Submitted by ICConline on
We are publishing here a brief article from a sympathiser of the ICC regarding the explosion at the Chevron oil refinery.
On the evening of June 2nd an explosion at the Chevron oil refinery at Pembroke dock in West Wales killed 4 workers and another is in hospital with serious injuries. The time it took to indentify the bodies suggests that the unfortunate workers were blown to bits. The following night the BBC reported a “huge” blaze at the Eco-oil storage plant near Kingsnorth power station in Kent. The times of both incidents suggests that the majority of workers, 1400 at Chevron, wouldn’t have been on site. A police spokesman initially called the Pembroke explosion “a tragic industrial accident” which was then changed to a “tragic industrial incident”, and a further statement said that it was “thought not to pose any threat” (from contamination). Incident or accident, one thing for sure is that in Britain, just as elsewhere, capitalism is becoming more and more of a mortal threat to the workers as well as to working class districts close to industrial installations and conurbations. A number of factors will ensure this: the primary one being that capitalism puts profits before lives and working class living and working conditions every time. With the unstoppable development of its economic crisis the ruling class will more and more cut back on safety measures, safety inspections, regular maintenance and the replacement of worn out and dangerous plant. And all this while the usual rot is pronounced about “condolences”, the “inevitability of accidents” and “lessons will be learnt” as one disaster follows another.
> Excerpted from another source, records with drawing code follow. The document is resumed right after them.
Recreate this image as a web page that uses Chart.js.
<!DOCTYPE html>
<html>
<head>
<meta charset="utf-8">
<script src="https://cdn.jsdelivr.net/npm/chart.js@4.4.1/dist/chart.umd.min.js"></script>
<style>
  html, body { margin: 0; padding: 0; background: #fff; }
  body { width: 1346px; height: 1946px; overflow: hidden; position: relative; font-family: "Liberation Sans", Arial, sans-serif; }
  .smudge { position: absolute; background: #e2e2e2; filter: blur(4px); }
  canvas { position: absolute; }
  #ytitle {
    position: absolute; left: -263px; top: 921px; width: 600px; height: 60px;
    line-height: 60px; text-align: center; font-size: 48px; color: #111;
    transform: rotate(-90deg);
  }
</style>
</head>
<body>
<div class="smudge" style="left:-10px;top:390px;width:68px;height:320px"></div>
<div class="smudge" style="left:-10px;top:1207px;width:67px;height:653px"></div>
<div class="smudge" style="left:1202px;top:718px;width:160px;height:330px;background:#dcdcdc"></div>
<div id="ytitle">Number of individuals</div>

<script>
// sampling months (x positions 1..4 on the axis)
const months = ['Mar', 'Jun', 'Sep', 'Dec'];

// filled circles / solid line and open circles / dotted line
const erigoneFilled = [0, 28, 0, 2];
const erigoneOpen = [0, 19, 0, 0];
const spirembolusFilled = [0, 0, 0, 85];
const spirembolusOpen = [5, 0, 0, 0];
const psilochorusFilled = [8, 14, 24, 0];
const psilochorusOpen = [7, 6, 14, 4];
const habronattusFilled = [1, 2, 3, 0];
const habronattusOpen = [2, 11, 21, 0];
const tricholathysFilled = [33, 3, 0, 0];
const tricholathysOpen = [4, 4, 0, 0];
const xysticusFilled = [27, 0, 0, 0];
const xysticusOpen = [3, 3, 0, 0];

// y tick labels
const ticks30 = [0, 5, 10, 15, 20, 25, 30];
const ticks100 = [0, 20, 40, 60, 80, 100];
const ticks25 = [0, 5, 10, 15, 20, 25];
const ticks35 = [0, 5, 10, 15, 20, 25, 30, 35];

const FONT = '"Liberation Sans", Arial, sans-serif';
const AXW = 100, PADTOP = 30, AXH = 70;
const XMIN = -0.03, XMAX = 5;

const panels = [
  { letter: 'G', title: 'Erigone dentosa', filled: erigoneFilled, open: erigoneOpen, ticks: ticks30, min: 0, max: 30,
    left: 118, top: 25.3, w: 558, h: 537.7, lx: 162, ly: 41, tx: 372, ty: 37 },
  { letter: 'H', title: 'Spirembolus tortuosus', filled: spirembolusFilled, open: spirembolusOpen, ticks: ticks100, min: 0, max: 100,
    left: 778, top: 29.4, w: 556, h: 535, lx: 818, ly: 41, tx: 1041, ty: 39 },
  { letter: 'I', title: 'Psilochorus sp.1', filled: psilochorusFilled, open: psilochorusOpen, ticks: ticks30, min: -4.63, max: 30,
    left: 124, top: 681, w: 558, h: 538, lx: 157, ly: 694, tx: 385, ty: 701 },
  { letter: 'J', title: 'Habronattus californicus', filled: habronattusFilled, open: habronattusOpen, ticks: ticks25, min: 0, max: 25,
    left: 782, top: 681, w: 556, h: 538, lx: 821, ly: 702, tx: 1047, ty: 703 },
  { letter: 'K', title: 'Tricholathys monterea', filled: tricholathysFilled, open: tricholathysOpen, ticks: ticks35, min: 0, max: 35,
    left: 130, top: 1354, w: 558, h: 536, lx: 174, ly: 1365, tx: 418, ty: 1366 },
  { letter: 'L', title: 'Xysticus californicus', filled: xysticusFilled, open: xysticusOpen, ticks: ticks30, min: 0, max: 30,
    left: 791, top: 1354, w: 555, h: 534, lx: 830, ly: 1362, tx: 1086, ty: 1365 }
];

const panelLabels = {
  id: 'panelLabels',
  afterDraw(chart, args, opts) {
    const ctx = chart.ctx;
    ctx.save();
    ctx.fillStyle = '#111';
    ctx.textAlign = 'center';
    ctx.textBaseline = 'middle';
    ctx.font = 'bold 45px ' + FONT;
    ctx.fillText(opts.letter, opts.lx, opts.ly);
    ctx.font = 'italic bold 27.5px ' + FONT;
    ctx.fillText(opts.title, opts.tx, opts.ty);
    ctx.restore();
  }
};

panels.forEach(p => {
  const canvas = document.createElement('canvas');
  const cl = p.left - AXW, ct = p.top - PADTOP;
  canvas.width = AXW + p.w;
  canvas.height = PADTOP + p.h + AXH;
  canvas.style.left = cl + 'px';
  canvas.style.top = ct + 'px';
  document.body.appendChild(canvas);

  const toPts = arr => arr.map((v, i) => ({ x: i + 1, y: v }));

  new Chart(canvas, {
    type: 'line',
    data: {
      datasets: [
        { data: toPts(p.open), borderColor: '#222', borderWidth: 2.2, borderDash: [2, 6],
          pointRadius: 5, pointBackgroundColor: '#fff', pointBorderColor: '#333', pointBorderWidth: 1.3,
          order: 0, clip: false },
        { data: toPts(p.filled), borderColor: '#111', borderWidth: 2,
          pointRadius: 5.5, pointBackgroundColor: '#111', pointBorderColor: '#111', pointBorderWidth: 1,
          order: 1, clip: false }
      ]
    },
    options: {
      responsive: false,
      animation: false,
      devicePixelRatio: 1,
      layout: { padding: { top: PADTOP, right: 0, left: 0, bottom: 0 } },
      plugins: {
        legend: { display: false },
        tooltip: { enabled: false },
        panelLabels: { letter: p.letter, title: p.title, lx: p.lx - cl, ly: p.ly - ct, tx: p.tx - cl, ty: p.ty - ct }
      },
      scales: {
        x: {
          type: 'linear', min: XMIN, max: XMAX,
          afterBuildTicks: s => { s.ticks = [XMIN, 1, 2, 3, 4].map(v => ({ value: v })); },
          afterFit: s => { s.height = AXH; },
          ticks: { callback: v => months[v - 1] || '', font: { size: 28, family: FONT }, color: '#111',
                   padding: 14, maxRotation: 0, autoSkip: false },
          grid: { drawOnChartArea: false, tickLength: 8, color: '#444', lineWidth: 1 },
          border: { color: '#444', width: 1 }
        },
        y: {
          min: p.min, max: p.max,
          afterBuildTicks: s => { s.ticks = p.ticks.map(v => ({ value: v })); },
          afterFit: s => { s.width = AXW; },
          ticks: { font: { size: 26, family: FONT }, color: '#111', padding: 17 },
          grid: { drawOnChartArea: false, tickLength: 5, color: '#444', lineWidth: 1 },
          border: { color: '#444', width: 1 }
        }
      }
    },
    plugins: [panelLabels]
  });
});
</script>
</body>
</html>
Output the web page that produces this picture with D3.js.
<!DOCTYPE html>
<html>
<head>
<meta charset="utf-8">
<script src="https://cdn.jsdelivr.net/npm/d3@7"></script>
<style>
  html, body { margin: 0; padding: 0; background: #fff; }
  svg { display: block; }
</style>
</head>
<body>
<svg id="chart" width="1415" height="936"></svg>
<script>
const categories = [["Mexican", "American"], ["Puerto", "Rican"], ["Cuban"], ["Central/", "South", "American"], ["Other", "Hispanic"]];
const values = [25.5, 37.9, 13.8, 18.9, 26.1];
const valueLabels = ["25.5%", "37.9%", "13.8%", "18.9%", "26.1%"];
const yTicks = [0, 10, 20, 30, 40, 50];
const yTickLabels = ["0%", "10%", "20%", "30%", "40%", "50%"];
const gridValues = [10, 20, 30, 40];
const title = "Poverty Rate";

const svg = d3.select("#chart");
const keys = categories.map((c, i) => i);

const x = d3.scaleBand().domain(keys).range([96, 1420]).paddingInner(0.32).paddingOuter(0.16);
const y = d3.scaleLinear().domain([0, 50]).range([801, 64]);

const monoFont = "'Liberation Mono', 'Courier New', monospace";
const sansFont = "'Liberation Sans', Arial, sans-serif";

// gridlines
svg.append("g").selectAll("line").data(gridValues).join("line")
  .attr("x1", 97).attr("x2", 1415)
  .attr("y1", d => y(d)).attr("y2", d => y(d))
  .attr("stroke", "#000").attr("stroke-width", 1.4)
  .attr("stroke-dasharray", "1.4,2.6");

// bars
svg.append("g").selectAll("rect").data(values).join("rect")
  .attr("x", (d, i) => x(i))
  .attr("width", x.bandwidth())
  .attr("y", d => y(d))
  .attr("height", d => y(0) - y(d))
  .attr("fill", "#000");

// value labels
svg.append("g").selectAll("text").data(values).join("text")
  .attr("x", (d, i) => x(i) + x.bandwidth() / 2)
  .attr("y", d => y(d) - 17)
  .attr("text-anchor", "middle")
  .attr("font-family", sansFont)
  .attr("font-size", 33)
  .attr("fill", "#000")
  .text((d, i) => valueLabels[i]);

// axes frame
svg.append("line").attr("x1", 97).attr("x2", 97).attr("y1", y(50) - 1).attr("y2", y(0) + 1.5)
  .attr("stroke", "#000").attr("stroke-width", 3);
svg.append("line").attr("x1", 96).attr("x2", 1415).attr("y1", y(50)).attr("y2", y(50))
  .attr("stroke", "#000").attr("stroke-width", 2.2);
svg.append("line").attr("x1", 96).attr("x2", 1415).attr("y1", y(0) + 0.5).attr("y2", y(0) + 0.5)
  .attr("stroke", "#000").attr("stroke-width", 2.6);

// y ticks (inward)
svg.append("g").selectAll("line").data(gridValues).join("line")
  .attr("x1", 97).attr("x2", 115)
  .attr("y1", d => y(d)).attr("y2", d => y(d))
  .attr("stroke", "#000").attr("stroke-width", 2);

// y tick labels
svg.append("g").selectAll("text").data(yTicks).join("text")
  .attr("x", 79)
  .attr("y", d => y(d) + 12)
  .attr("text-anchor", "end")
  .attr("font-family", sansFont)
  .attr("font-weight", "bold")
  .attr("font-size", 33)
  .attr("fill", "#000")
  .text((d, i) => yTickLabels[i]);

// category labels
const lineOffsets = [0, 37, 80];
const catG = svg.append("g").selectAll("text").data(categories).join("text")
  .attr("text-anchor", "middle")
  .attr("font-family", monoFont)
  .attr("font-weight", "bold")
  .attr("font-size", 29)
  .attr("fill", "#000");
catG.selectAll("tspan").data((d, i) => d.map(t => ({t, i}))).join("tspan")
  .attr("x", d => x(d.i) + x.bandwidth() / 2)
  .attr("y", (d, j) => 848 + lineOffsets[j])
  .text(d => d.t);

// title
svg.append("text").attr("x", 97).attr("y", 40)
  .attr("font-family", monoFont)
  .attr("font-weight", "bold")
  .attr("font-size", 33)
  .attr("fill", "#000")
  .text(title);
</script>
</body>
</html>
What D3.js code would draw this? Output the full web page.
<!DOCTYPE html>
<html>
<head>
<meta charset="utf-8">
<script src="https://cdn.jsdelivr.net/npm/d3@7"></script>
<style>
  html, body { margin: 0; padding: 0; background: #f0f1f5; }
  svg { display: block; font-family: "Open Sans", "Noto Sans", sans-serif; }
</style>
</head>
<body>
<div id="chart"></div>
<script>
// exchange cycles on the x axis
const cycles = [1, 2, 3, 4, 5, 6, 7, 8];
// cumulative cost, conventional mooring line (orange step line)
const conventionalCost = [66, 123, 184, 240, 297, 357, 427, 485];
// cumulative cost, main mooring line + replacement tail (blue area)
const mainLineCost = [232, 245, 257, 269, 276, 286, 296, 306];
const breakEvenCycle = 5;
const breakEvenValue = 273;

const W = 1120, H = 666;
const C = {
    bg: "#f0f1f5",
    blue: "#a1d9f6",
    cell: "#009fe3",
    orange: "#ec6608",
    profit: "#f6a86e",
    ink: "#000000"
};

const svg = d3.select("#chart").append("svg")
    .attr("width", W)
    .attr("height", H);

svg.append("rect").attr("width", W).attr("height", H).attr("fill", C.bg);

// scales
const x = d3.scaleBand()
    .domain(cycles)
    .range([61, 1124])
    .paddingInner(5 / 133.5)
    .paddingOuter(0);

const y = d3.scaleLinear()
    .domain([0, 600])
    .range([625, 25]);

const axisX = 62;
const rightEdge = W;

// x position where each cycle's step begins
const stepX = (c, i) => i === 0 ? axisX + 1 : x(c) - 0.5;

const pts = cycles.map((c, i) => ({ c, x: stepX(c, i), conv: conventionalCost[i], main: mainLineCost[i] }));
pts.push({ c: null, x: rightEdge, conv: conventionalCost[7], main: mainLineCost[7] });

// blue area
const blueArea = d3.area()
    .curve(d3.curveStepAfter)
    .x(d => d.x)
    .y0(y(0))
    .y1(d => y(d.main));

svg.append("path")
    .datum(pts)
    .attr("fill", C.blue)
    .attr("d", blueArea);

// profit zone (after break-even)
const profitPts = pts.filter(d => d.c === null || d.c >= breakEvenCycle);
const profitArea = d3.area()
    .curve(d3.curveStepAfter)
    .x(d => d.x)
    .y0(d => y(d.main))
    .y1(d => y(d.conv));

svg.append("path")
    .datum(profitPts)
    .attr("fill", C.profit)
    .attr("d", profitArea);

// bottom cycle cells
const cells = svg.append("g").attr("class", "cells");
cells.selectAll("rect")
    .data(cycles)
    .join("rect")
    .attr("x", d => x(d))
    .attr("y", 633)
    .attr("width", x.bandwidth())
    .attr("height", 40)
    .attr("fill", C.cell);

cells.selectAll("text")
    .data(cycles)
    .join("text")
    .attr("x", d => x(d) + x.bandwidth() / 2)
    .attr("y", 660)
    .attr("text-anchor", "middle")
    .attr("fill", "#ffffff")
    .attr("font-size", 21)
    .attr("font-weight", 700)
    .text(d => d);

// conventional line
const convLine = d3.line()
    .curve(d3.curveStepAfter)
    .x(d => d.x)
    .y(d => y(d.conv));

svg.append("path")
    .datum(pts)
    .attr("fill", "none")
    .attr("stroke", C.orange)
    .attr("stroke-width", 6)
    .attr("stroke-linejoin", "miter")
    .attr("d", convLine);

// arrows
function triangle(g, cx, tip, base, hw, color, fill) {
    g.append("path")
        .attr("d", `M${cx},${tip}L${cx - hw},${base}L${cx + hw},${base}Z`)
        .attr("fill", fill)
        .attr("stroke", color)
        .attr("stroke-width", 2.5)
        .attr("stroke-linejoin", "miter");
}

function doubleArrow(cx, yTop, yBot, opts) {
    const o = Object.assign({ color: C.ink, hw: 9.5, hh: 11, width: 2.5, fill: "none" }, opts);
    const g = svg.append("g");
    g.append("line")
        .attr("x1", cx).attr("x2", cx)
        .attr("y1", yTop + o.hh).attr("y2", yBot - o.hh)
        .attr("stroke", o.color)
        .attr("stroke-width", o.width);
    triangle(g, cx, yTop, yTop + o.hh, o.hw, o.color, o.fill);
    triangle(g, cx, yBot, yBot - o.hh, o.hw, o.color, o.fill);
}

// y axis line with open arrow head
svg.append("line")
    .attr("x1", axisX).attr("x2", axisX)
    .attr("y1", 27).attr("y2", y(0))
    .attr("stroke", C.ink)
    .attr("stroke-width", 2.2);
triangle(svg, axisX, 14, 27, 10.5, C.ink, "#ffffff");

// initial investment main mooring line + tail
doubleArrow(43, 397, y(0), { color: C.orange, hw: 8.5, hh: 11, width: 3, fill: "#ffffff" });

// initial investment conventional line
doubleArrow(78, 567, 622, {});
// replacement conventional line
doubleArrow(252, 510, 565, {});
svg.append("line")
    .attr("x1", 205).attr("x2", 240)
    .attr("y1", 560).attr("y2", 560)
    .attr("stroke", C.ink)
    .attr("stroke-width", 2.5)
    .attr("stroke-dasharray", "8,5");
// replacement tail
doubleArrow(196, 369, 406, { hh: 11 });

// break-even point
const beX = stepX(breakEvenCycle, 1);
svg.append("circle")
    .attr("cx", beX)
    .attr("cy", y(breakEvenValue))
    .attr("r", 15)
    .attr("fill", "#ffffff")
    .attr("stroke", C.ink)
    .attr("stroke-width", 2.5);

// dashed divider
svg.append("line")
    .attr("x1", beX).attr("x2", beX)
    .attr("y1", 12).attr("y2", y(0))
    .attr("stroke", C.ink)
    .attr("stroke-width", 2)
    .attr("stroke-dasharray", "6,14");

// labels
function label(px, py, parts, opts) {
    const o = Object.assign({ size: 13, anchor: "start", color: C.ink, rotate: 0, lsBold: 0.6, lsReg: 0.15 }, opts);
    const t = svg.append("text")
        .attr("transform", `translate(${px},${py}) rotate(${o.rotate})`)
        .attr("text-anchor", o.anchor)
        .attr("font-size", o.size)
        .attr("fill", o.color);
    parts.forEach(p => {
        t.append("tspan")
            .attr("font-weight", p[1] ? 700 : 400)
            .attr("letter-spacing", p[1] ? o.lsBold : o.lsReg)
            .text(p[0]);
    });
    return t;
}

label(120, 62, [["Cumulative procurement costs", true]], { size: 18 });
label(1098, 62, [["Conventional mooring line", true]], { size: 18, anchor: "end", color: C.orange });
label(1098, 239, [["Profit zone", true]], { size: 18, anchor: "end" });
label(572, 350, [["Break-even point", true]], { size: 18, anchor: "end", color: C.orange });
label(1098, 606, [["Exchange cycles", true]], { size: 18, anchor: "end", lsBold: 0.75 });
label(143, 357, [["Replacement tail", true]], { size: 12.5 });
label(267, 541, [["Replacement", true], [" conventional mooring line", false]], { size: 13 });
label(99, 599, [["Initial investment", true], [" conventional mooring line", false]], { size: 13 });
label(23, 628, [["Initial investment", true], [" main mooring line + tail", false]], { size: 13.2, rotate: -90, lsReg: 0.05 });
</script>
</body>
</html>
The explosion and fire, with the resulting contamination, at the Coryton refinery and depot in Essex in 2007, shows us the way the wind is blowing. Here, 20 health and safety compliance orders are still outstanding from the event, with one very serious safety factor still in the design stage: this will be in place in December 2012, so they say (Thurrock Gazette, 13.5.2011). Along with continuous non-compliance there have been further serious failures at the plant with the latest recorded in January this year. In a 2006 analysis of workplace disasters, Dave Whyte writing in ‘Working disasters’, talks of the “supine collusive ideology that dominates the regulatory landscape”.
Coryton follows the explosion at the Chevron/Total oil facility at Buncefield, Hertfordshire in December 2005 which was called “the largest peace-time fire in Europe” (Wikipedia). It was a fuel-air explosion and the effects of the contamination and the environmental damage remain unknown over five years later. Just like many other instances the state got around the initial contamination of ground water by simply raising the allowed limits of contaminants allowed in drinking water (Hemel Hempstead Today May 2006). The explosion, similar in effect to the fuel-air bombs used in the first Iraq War, registered on the Richter scale and occurred early on a Sunday morning. Had it happened while the plant was fully manned the casualties would have been far worse than the 42 injured. A year later all of the fire stations that were first to respond to the Buncefield blaze (and praised by Tony Blair at the time as “great public servants”) were facing closure and cuts in manpower (Guardian, 12.5.2006).
A similar fuel-air explosion happened at the Flixborough chemical plant near Scunthorpe in 1974. Again this occurred at the weekend and killed 18 workers; had it happened on a working day most, if not all, of the 500 workers would have been incinerated.
And this after “lessons would be learnt” from the still shocking case of the Piper Alpha explosion on a North Sea oil rig, when 167 of the 226 workers on board were killed in the most horrific circumstances in summer 1988. Here again HSE enforcement and improvement notices are ignored or strung out, while scores of workers have been killed in the North Sea oil industry over the subsequent 20 odd years and workers are intimidated or dismissed without cause or comeback and are blacklisted as “troublemakers” if they make any sort of fuss about safety issues. And as Whyte says above, the “collusive ideology” runs through the companies, the HSE and the unions. Twenty years after Piper Alpha the HSE found 50% of platforms had “poor” safety conditions and there was a 15 thousand hour backlog of “critical safety issues” to be put in place.
The Coalition government has shown that it will follow Labour and the Tories in complicity around the threats to workers’ lives and giving the green light to unsafe, cost-cutting procedures. Recent budget cuts show that the 98 North Sea off-shore inspectors have been reduced to 83 at the turn of this year (Hazards no. 113). Companies’ safety procedures are to remain secret and no-one, except top management officials can have full access to these documents. Throughout the whole oil industry, as pipework corrodes, oxidises and remains unreplaced, as valves and connections become more vulnerable to dysfunction and decay, maintenance is being cut, safety measures are subverted and cut, vital components are overlooked; and while company and union lawyers get rich over claim and counter-claim, workers are more and more put at risk. The coming budget cuts along with the already existing primacy of profits and secondary concern for workers’ lives and wellbeing will ensure that these explosive risks to the working class become ever greater.